TO BE DONE.
Write out the records below from the first line through the line containing "import plotly.graph_objects as go", leaving out any pictures.

(A block of data)
________________________________________

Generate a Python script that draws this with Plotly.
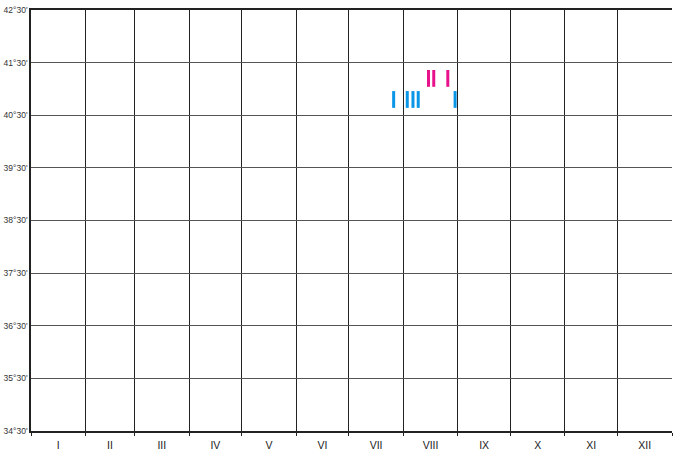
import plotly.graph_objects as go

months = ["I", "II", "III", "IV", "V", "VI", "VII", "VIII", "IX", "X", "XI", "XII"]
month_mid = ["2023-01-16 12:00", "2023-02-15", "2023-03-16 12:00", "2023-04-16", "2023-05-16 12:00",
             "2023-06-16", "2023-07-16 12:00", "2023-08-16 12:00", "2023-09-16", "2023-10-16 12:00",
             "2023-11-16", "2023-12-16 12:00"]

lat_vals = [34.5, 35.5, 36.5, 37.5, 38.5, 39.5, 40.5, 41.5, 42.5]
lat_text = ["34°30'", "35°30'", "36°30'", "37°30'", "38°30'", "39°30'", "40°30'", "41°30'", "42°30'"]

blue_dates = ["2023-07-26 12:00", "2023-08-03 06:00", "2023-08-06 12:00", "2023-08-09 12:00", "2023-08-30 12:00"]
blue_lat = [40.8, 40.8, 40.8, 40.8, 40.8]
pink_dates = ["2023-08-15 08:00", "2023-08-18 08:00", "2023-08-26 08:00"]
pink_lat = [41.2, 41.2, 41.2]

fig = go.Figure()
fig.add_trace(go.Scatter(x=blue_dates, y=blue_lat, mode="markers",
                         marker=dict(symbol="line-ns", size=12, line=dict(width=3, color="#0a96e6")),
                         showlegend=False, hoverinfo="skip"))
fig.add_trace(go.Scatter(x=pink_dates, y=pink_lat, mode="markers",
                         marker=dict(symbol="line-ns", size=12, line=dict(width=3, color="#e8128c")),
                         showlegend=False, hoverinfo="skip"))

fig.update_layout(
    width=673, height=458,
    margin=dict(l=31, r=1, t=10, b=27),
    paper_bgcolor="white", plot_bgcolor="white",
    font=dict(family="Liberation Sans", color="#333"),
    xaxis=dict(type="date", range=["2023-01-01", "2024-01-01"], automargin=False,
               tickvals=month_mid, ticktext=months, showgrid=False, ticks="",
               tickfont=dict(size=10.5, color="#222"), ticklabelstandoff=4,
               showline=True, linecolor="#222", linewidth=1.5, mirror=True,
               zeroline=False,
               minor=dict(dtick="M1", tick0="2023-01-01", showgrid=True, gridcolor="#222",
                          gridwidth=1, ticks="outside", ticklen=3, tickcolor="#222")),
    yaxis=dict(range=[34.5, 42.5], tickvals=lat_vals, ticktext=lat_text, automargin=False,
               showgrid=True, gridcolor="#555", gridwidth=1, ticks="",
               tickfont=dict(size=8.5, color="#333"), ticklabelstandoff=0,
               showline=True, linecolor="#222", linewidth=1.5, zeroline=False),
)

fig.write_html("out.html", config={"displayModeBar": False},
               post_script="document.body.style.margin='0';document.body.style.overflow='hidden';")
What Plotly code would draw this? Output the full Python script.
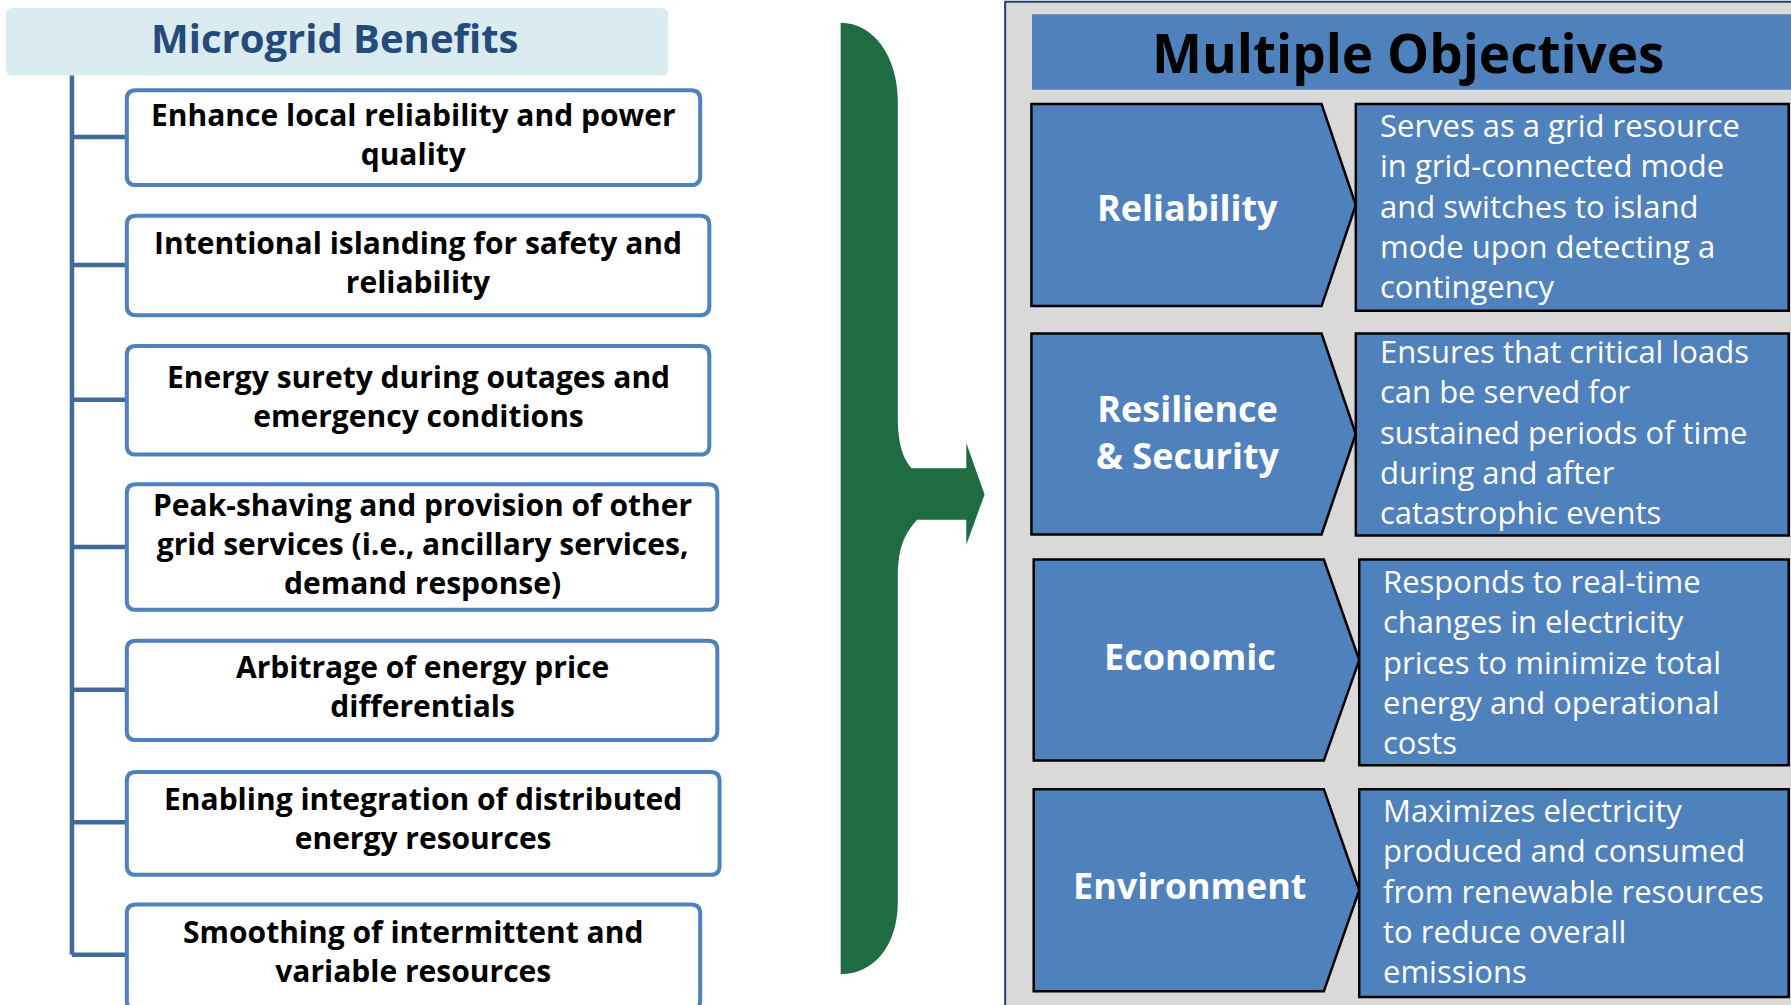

________________________________________

REPLY.
Generate a Python script that draws this with Plotly.
import plotly.graph_objects as go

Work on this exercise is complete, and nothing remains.